Will Trump Be ‘Good for Israel?’

Donald Trump
Donald Trump

Certain U.S. presidents were regarded as “good for the Jews” even when they were not considered good presidents. Case in point, the widespread fondness among Jews for Richard Nixon due to his airlifting much-needed weaponry to Israel during the 1973 Yom Kippur War. For some Jews, this fondness survived not only Nixon’s disgrace in the Watergate scandal, but the tape-recorded evidence that he was a paranoid anti-Semite.

Many Jews overlooked Donald Trump’s use of anti-Semitic tropes during his campaign and his flirtation with the white supremacist “alt-right,” expecting that the president-elect will be a staunch ally of Israel. The Republican Jewish Coalition hailed Trump’s win, and the Zionist Organization of America fêted chief Trump strategist and alleged anti-Semite Stephen Bannon. Trump’s campaign manager, Kellyanne Conway, recently pledged that his administration would take the unprecedented step of relocating Israel’s U.S. embassy to Jerusalem.
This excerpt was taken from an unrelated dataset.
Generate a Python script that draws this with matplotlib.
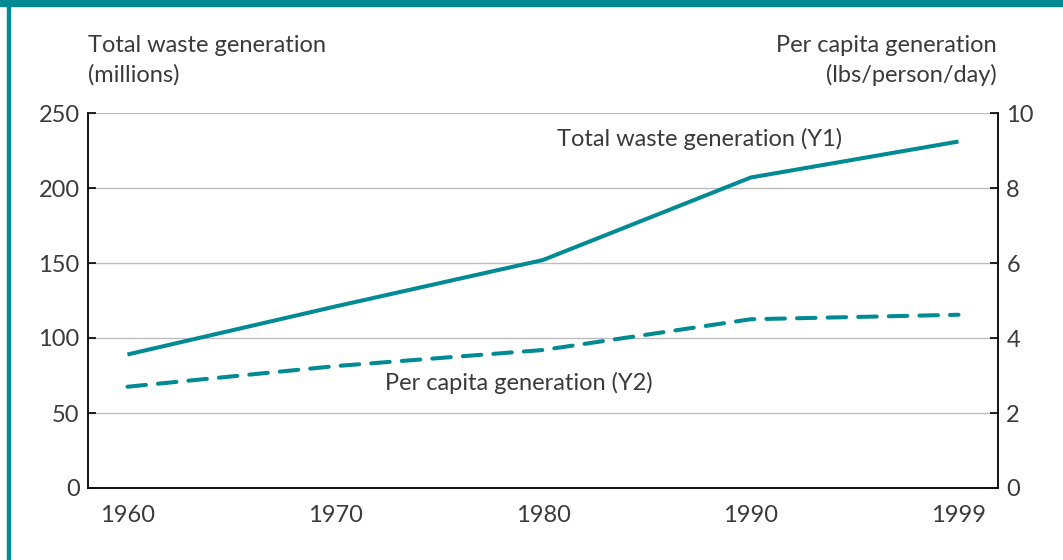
import matplotlib
matplotlib.use("Agg")
import matplotlib.pyplot as plt
from matplotlib.patches import Rectangle

# data
years = ["1960", "1970", "1980", "1990", "1999"]
total_waste = [89, 121, 152, 207, 231]          # millions (Y1)
per_capita = [2.7, 3.25, 3.68, 4.5, 4.62]       # lbs/person/day (Y2)
y1_ticks = [0, 50, 100, 150, 200, 250]
y2_ticks = [0, 2, 4, 6, 8, 10]

TEAL = "#008a93"
TEXT = "#3a3a3a"
FS = 17

plt.rcParams["font.family"] = ["Lato", "DejaVu Sans"]
plt.rcParams["font.weight"] = "normal"


def main():
    fig = plt.figure(figsize=(10.63, 5.6), dpi=100)
    W, H = 1063, 560

    # teal frame on top and left
    fig.patches.append(Rectangle((0, 1 - 6 / H), 1, 6 / H, transform=fig.transFigure,
                                 color=TEAL, zorder=0))
    fig.patches.append(Rectangle((7 / W, 0), 3 / W, 1, transform=fig.transFigure,
                                 color=TEAL, zorder=0))

    ax = fig.add_axes([88 / W, (560 - 488) / H, (998 - 88) / W, (488 - 113) / H])
    ax2 = ax.twinx()

    x = list(range(len(years)))
    ax.plot(x, total_waste, color=TEAL, lw=2.9, solid_capstyle="butt", zorder=3)
    ax2.plot(x, per_capita, color=TEAL, lw=2.9, dashes=(4.6, 3.0),
             dash_capstyle="round", zorder=3)

    ax.set_xlim(-0.19, 4.19)
    ax.set_ylim(0, 250)
    ax2.set_ylim(0, 10)
    ax.set_xticks(x)
    ax.set_xticklabels(years)
    ax.set_yticks(y1_ticks)
    ax2.set_yticks(y2_ticks)

    for y in y1_ticks[1:]:
        ax.axhline(y, color="#bdbdbd", lw=1, zorder=1)

    for a in (ax, ax2):
        for s in a.spines.values():
            s.set_color("#111111")
            s.set_linewidth(1.2)
        a.spines["top"].set_visible(False)
    ax.tick_params(axis="x", length=0, pad=12, labelsize=FS, labelcolor=TEXT)
    ax.tick_params(axis="y", direction="in", length=6, width=1.2, pad=6,
                   labelsize=FS, labelcolor=TEXT)
    ax2.tick_params(axis="y", direction="in", length=6, width=1.2, pad=6,
                    labelsize=FS, labelcolor=TEXT)

    # axis titles
    fig.text(88 / W, 1 - 35 / H, "Total waste generation\n(millions)", ha="left", va="top",
             fontsize=FS, color=TEXT, linespacing=1.45)
    fig.text(997 / W, 1 - 35 / H, "Per capita generation\n(lbs/person/day)", ha="right",
             va="top", fontsize=FS, color=TEXT, linespacing=1.45, multialignment="right")

    # series labels
    fig.text(557 / W, 1 - 139 / H, "Total waste generation (Y1)", ha="left", va="center",
             fontsize=FS, color=TEXT)
    fig.text(385 / W, 1 - 383 / H, "Per capita generation (Y2)", ha="left", va="center",
             fontsize=FS, color=TEXT)

    fig.savefig("out.png", dpi=100)


if __name__ == "__main__":
    main()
Yet Trump has been wildly unpredictable, and there are powerful reasons to doubt that his presidency will be “good for Israel.”

For starters, let’s qualify what “good for Israel” means. Amongst Israeli and Diaspora Jews, there has long been heated debate over whether Israel’s own government is good for Israel, whether it was Yitzhak Rabin’s government of the 1990s or the current administration of Benjamin Netanyahu. Consider the discord over the Obama administration’s 2015 nuclear deal with Iran: Netanyahu and much of American Jewry loudly condemned it, while prominent figures from Israel’s security establishment welcomed the deal, accusing Netanyahu of fear-mongering.

Of course, beyond such debates, there are indications that Trump’s presidency could undermine Israel’s relationship with the United States altogether. The U.S.-Israel relationship is, ostensibly, rooted in shared Judeo-Christian and democratic values, and, especially since the events of 9/11, the notion of a common enemy in radical Islam. In the 2016 election, Trump won tremendous support with evangelical Christians – a pro-Israel bastion. His brazen anti-Muslim pronouncements won favour with many hardliners. Meanwhile, Trump’s threats to cancel the nuclear deal with Iran heartened Netanyahu and his allies.

But opposition to the Iran deal does not equal support for Israel, as evidenced by Trump’s recent appointment of former U.S. Marine Corps general James Mattis as Secretary of Defense. After serving as chief of the Pentagon’s Central Command from 2010-2013, where he commanded U.S. forces in the Middle East, Mattis was sidelined within Obama’s administration for opposing negotiations with Iran. Yet Mattis also declared that Jewish settlements in the West Bank are making Israel an “apartheid state,” echoing Israel’s fiercest left-wing critics. And in 2013, he complained that the U.S. “pays a price” for its support of Israel among “moderate” Arab states because “they can’t come out publicly in support of people who don’t show respect for the Arab Palestinians.”

Mattis is bound to be influential in his new job, as Trump’s lack of foreign policy knowledge or experience will make him especially reliant on his cabinet. Indeed, Trump’s geopolitical ignorance is itself remarkable: In interviews, he has confused the Kurds with the Iranian Revolutionary Guards’ Quds Force, and claimed that Russia would not invade the Ukraine when in fact Russian troops were already there. Despite knowing little about the world, Trump has often boasted of his “good brain” and inborn decision-making gifts; just this week, he dismissed his need for the daily intelligence briefings traditionally given to U.S. presidents. There is no telling where this might lead.

Furthermore, for all his bluster, Trump is not the sort of U.S. foreign policy hawk that has historically supported Israel; he has blended threats to enemies overseas with isolationist rhetoric about retreating from America’s global alliances, horrifying fellow NATO member countries. He has courted Vladimir Putin’s Russia, a U.S. rival and an arms supplier to Iran and Syria, and condemned the CIA for its recent allegations that Russian cyber warfare helped get Trump elected. Trump has also, apparently, embraced the idea of slashing America’s defense budget. On Dec. 12, he posted to Twitter a condemnation of cost overruns on the F-35 warplane on the very same day Israel received its first two F-35s.

Israel has long taken for granted its special friendship with the United States. Israel’s security is, after all, underwritten by U.S. foreign military aid, of which it is the world’s largest recipient. Could President Trump change that? He has already done stranger things.

Daniel Douek teaches political science at Concordia and McGill universities in Montreal.